Notice where you feel anxiety or avoidance – that’s often a clue that we don’t feel like we can really achieve our goals or that they’re more difficult than we’re comfortable with (yet). Give yourself the time and the space (and the grace) to let these feelings percolate for a while.
That discomfort may also be a clue our goals are not actually ours, but rather something we’ve held over from a younger version of ourselves, or something society has decided is “appropriate” for someone in their midlife.
Third Question – What are you willing to do to get from here to there?
This is often where the dream goes a bit soft-focus. We dearly want it to be easy and smooth and perfect. What we get is often frustrating and bumpy and borderline awful. The dream seems so far away sometimes.
Are you willing to put in extra hours, extra money, extra exercise, and learning, and humility, and vulnerability to get there?
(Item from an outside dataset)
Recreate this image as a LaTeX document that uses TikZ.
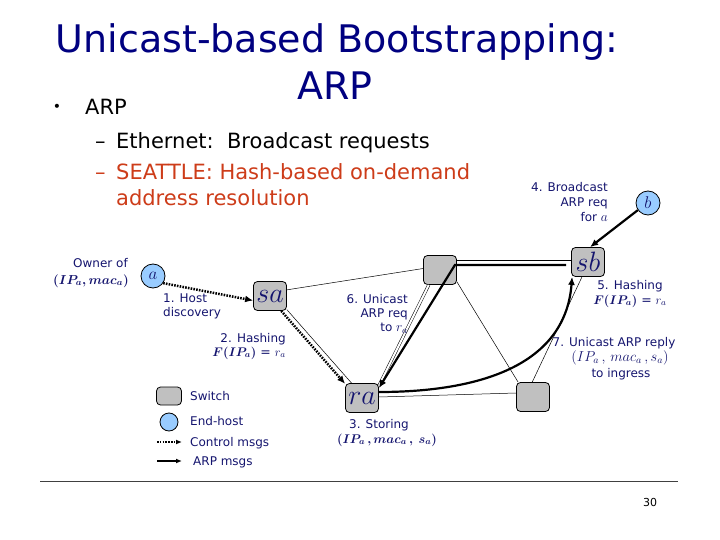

Are you willing to keep smiling at the doubters (it’s perfectly OK to call them every name in the book under your breath and behind your mask)?
Are you really able to do/give/be whatever it takes to reach that dream or maybe, just maybe, is it time to adjust your sights a bit closer to your current situation and create an interim goal to help you reach your bigger goal? As I said earlier, managing your expectations does not mean you are giving up!
And now, the one question to rule them all (sorry, Tolkein) – what is your why?
Why are you willing to spend an hour in an Epsom salts bath every evening? Why are you willing to slog around in the mud and the dark and the cold to feed your horse or adjust his blanket? Why do you keep getting up at 5, keep getting up into the saddle when every part of you aches and that duvet looks so inviting? Why?
Many people would argue that this question should come first, but putting it after the other questions means you can go back and look at your answers through the lens of knowing your why. It can change your perspective and offer you a way to think about your goals and dreams in a way you hadn’t before.
Did you find that some of your answers changed? Are you able to see a bit more clearly where you are, where you want to go, how you’ll get there knowing the overarching question of Why?
If your answers have changed, and you’ve decided that you really don’t want to go on hunter paces after all, or you don’t want to trail ride, or you don’t even really want to ride at all, preferring to groom and hang out and bond with your horse – that’s fine! It’s better than fine – it’s your truth. You haven’t given up or given in – you’ve managed your expectations.